**INFORMATION PROVIDED**

** start **

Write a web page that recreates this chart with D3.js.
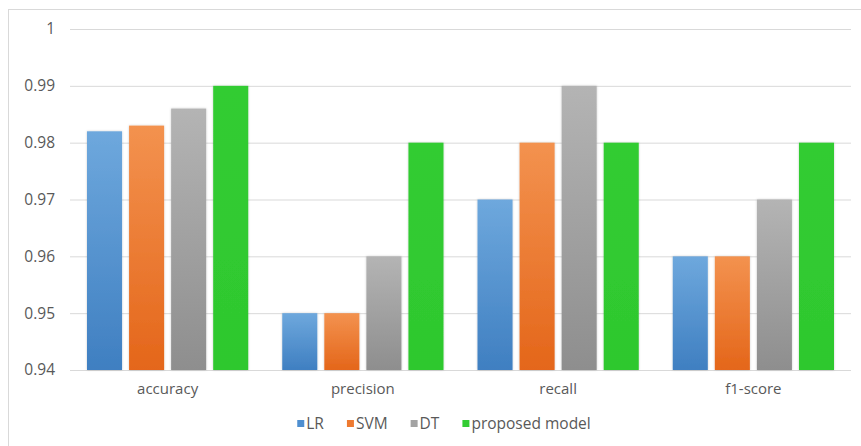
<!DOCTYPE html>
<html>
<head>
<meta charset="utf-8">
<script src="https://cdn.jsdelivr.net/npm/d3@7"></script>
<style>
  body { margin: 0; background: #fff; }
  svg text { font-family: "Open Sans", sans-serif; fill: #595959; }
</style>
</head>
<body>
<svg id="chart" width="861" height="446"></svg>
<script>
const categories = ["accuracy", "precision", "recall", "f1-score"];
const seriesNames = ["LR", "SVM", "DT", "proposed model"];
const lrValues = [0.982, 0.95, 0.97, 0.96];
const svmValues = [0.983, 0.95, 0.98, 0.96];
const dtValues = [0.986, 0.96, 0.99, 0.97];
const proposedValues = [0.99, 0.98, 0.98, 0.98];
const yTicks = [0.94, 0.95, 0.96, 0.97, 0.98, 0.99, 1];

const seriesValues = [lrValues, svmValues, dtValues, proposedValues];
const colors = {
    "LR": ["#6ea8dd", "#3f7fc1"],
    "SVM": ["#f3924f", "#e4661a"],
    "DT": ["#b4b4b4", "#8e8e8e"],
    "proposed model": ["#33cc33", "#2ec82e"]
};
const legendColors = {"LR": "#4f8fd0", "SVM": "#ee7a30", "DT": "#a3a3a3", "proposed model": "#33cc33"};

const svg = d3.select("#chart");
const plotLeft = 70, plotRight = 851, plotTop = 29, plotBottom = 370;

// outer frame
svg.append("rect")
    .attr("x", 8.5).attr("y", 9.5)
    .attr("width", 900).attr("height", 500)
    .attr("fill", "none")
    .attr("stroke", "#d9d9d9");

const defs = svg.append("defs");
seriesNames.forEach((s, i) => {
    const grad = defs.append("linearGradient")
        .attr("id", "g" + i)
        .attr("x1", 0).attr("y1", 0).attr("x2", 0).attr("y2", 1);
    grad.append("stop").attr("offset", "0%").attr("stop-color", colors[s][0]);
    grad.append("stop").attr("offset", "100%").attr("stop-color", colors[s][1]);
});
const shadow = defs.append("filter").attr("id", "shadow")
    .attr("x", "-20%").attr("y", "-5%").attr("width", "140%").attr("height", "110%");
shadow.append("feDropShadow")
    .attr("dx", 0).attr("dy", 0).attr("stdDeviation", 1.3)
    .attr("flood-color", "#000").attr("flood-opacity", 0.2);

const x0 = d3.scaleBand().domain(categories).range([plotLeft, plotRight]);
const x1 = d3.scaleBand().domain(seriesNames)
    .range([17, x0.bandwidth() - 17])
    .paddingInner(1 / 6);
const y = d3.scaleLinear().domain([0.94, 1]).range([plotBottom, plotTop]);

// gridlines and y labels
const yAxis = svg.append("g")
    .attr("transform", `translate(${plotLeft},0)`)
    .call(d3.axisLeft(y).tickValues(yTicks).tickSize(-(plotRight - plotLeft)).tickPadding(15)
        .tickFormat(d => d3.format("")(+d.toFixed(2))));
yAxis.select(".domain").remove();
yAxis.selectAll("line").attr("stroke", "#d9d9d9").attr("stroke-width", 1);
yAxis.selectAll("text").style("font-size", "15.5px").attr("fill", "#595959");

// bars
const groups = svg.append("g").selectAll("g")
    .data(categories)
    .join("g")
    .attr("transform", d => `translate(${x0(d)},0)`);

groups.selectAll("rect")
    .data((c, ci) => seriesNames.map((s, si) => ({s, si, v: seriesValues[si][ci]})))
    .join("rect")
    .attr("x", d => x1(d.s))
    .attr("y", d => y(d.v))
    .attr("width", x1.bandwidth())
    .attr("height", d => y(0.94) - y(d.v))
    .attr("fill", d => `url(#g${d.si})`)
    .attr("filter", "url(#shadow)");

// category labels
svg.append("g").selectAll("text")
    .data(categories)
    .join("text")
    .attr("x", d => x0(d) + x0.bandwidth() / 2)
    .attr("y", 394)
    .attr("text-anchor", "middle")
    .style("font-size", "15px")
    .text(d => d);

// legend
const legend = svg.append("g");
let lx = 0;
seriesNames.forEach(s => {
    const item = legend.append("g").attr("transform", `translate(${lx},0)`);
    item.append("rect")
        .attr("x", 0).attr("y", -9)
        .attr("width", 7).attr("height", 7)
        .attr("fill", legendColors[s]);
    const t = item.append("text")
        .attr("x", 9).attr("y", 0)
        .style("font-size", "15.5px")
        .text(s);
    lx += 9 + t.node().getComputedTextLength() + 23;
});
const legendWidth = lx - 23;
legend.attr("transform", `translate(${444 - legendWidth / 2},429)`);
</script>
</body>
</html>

** end **
** start **

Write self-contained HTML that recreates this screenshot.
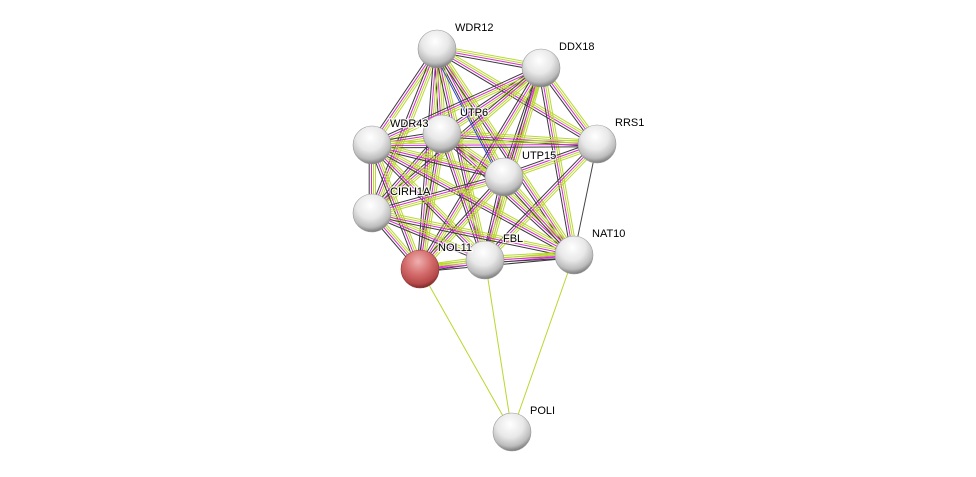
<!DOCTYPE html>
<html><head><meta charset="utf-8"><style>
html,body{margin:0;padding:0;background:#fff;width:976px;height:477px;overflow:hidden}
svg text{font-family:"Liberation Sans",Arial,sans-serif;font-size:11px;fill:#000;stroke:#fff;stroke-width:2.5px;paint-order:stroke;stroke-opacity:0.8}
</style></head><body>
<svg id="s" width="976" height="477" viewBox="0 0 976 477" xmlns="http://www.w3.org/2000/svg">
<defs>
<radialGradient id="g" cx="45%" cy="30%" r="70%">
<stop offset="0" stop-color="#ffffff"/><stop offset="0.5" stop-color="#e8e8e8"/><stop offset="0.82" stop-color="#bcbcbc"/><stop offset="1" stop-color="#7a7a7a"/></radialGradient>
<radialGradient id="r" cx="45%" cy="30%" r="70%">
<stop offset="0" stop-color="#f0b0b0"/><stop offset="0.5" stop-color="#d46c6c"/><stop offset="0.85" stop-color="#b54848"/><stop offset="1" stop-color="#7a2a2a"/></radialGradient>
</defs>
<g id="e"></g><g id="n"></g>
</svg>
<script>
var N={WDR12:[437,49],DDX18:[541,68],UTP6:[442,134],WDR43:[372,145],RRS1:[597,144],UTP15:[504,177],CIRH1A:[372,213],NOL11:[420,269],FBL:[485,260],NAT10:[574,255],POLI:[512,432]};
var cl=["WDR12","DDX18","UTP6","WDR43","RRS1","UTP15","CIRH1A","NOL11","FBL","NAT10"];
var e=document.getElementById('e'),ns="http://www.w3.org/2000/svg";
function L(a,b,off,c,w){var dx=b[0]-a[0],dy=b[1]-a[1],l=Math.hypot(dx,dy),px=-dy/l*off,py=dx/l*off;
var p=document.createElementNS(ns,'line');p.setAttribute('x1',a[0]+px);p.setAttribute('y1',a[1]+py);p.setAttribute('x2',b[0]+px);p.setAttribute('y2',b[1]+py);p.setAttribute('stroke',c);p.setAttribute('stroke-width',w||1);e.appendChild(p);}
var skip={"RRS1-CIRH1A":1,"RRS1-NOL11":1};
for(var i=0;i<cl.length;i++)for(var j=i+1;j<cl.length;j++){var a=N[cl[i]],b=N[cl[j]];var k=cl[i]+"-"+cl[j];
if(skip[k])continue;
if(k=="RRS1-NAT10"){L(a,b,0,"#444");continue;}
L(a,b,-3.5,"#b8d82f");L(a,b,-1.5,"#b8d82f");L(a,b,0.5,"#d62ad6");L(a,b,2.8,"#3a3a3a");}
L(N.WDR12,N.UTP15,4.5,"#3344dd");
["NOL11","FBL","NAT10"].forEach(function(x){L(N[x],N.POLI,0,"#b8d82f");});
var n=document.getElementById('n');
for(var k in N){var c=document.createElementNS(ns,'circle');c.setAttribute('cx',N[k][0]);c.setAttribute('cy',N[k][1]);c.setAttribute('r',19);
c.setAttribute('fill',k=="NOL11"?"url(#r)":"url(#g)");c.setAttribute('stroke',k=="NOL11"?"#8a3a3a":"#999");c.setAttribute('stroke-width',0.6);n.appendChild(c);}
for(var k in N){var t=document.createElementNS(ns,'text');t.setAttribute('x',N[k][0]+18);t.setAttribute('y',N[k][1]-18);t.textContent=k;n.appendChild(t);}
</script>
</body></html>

** end **
** start **

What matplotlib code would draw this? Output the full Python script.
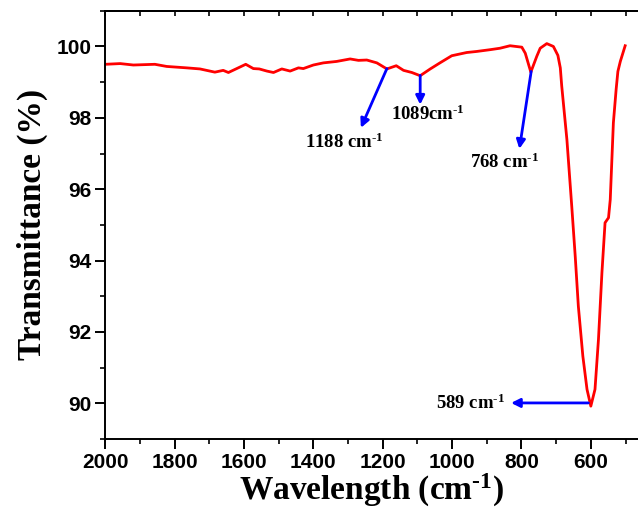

** end **

**YOUR OBJECTIVE**
Start at the line containing "Write a web" and stop at the line containing "const plotLeft = 70, plotRight"; transcribe those lines exactly, skipping pictures.

**TASK RESULT**
Write a web page that recreates this chart with D3.js.
<!DOCTYPE html>
<html>
<head>
<meta charset="utf-8">
<script src="https://cdn.jsdelivr.net/npm/d3@7"></script>
<style>
  body { margin: 0; background: #fff; }
  svg text { font-family: "Open Sans", sans-serif; fill: #595959; }
</style>
</head>
<body>
<svg id="chart" width="861" height="446"></svg>
<script>
const categories = ["accuracy", "precision", "recall", "f1-score"];
const seriesNames = ["LR", "SVM", "DT", "proposed model"];
const lrValues = [0.982, 0.95, 0.97, 0.96];
const svmValues = [0.983, 0.95, 0.98, 0.96];
const dtValues = [0.986, 0.96, 0.99, 0.97];
const proposedValues = [0.99, 0.98, 0.98, 0.98];
const yTicks = [0.94, 0.95, 0.96, 0.97, 0.98, 0.99, 1];

const seriesValues = [lrValues, svmValues, dtValues, proposedValues];
const colors = {
    "LR": ["#6ea8dd", "#3f7fc1"],
    "SVM": ["#f3924f", "#e4661a"],
    "DT": ["#b4b4b4", "#8e8e8e"],
    "proposed model": ["#33cc33", "#2ec82e"]
};
const legendColors = {"LR": "#4f8fd0", "SVM": "#ee7a30", "DT": "#a3a3a3", "proposed model": "#33cc33"};

const svg = d3.select("#chart");
const plotLeft = 70, plotRight = 851, plotTop = 29, plotBottom = 370;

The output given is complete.